Interesting - about the urge to breath, and that using nitrogen only would leave one comfortably breathing, but still drifting off into unconsciousness.

But when the helium is introduced into the atmosphere, helium is a very light particle, and floats above the air we breath, so, overall, there is nothing to worry about with releasing this 'waste' gas into the air! (helium is lighter than air, hence why we talk in a high-pitched 'squeak'. It is because the gas is less dense than air and the vibrations speed up from your vocal chords, making it sound higher)

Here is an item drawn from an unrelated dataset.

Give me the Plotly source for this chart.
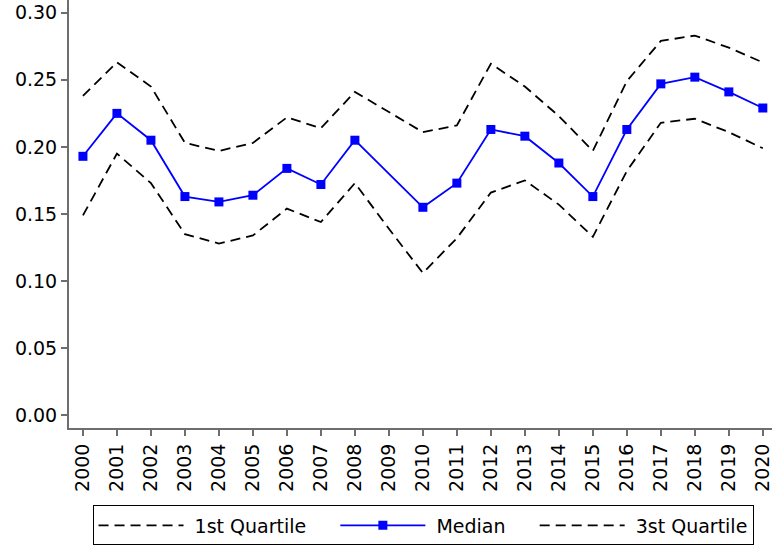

One thing about helium. It is only "lighter" than air when collected in a balloon or similar so as to be able to displace the air around it. Released loose, the atoms just ping around with astonishing speed. To test for leaks in a vacuum chamber, I released just a few seconds of puff almost too gentle to feel on a hand. Almost immediately, the detector responded from a considerable distance in the next industrial unit. After I had released less helium than would fill a party balloon, we had to wait about 30 minutes to let it disperse because we had "contaminated" the 2 units, and the car park outside all the way up to the road with detectable helium.

The "squeak voice" is primarily about the speed of sound in helium. I am not sure how much that speed is directly related to density - you are probably right about the relationship.

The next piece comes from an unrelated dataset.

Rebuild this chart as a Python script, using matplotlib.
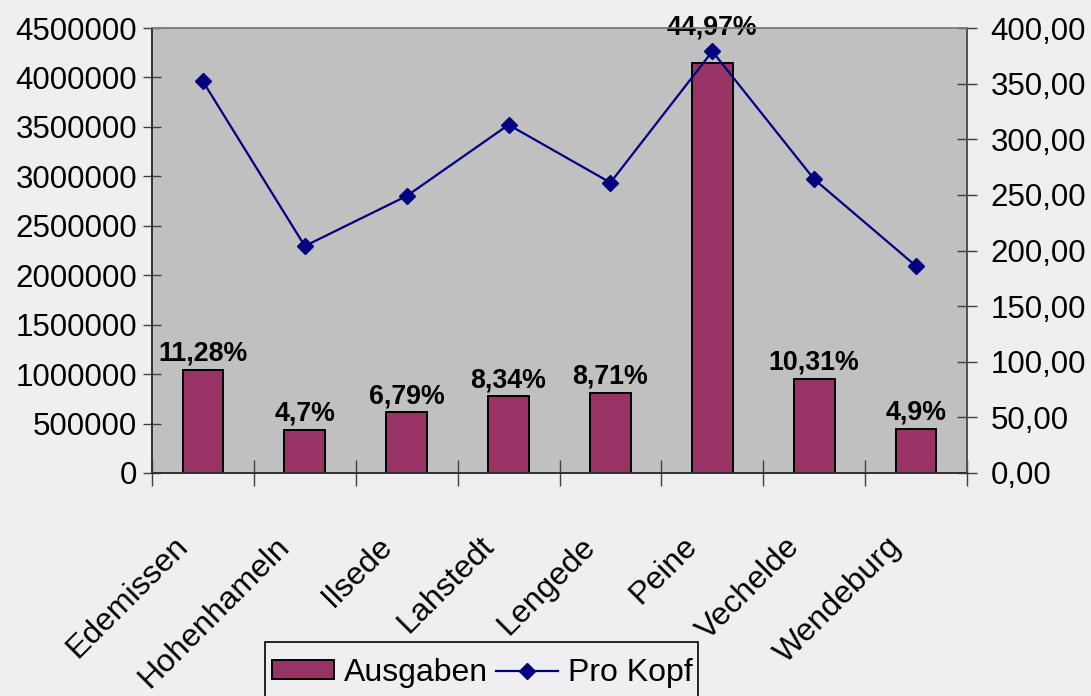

On the main theme of the thread, I think most of the available helium on the planet was/is ultimately derived from radioactive decay of Radon. Recently it has been pointed out that Helium in quantity is non-renewable, and is only available at the present price because of US Government policy to sell off its stock to pay for the storage and projects associated with the remainder. http://amarillo.com/news/local-news/2010-09-13/helium-prices-jump-curb-debt"
http://www.mnn.com/earth-matters/wilderness-resources/stories/helium-crisis-spreads-around-the-world"

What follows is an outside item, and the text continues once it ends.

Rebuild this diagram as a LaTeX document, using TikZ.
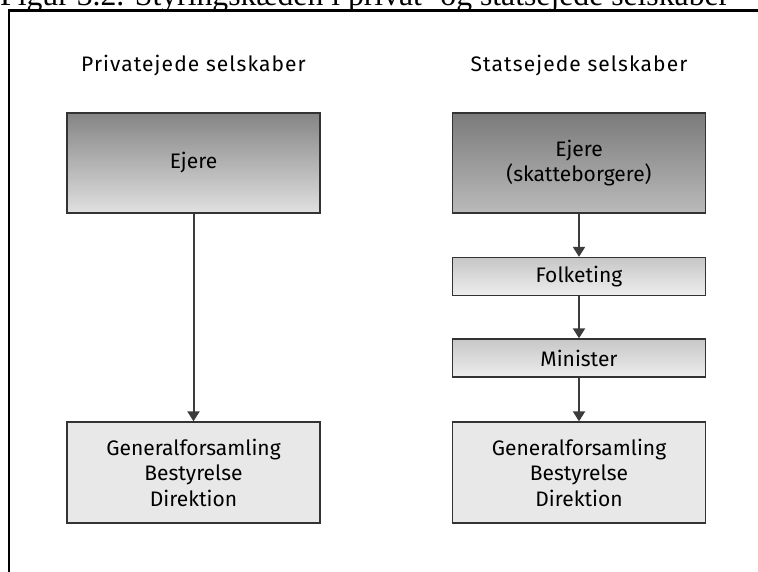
\documentclass[tikz,border=0pt]{standalone}
\usepackage{fontspec}
\setmainfont{Fira Sans}
\newfontfamily\headfont[LetterSpace=5.2]{Fira Sans}
\newfontfamily\titlefont{Liberation Serif}
\usetikzlibrary{arrows.meta}
\definecolor{edgegray}{HTML}{333333}
\definecolor{arrowgray}{HTML}{3C3C3C}
\tikzset{
  boxbase/.style={draw=edgegray, line width=1.3pt, minimum width=253pt, align=center, inner sep=0pt,
    font=\fontsize{21}{25.5}\selectfont, text=black},
  ownerbox/.style={boxbase, minimum height=100pt, top color=black!48, bottom color=black!12},
  ownerboxB/.style={boxbase, minimum height=100pt, top color=black!52, bottom color=black!27},
  midbox/.style={boxbase, minimum height=38pt, top color=black!22, bottom color=black!7},
  govbox/.style={boxbase, minimum height=101pt, fill=black!9},
  heading/.style={anchor=base, font=\headfont\fontsize{21}{25}\selectfont, text=black},
  flow/.style={draw=arrowgray, line width=2pt, -{Triangle[width=12pt,length=10pt]}}
}
\begin{document}
\begin{tikzpicture}[x=1pt,y=-1pt]
\useasboundingbox (0,0) rectangle (758,572);
% partially visible title (cut off by the page edge)
\node[anchor=base west, inner sep=0pt, font=\titlefont\fontsize{31.7}{37}\selectfont] (title) at (0,5.5) {Figur 3.2. Styringskæden i privat- og statsejede selskaber};
% frame
\draw[line width=2.5pt] (9,590) -- (9,10.5) -- (780,10.5);
% headings
\node[heading] (hL) at (193.5,72) {Privatejede selskaber};
\node[heading] (hR) at (579,72) {Statsejede selskaber};
% left column
\node[ownerbox] (ejL) at (193.5,163) {Ejere};
\node[govbox] (genL) at (193.5,472.5) {Generalforsamling\\Bestyrelse\\Direktion};
% right column
\node[ownerboxB] (ejR) at (579,163) {Ejere\\(skatteborgere)};
\node[midbox] (folk) at (579,276.5) {Folketing};
\node[midbox] (min) at (579,358) {Minister};
\node[govbox] (genR) at (579,472.5) {Generalforsamling\\Bestyrelse\\Direktion};
% connectors
\draw[flow] (ejL.south) -- (genL.north);
\draw[flow] (ejR.south) -- (folk.north);
\draw[flow] (folk.south) -- (min.north);
\draw[flow] (min.south) -- (genR.north);
\end{tikzpicture}
\end{document}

Of course, should nuclear fusion become a major part of our energy resource, we should not expect that the helium "waste product" would amount to much - I think?

 

[mheslep]

Released loose, the atoms just ping around with astonishing speed. To test for leaks in a vacuum chamber, I released just a few seconds of puff almost too gentle to feel on a hand. Almost immediately, the detector responded from a considerable distance in the next industrial unit. After I had released less helium than would fill a party balloon, we had to wait about 30 minutes to let it disperse because we had "contaminated" the 2 units, and the car park outside all the way up to the road with detectable helium.

Yes, apparently molecular or atomic detectors will start pinging to show first arrivals progressing at an appreciable fraction of the speed of sound.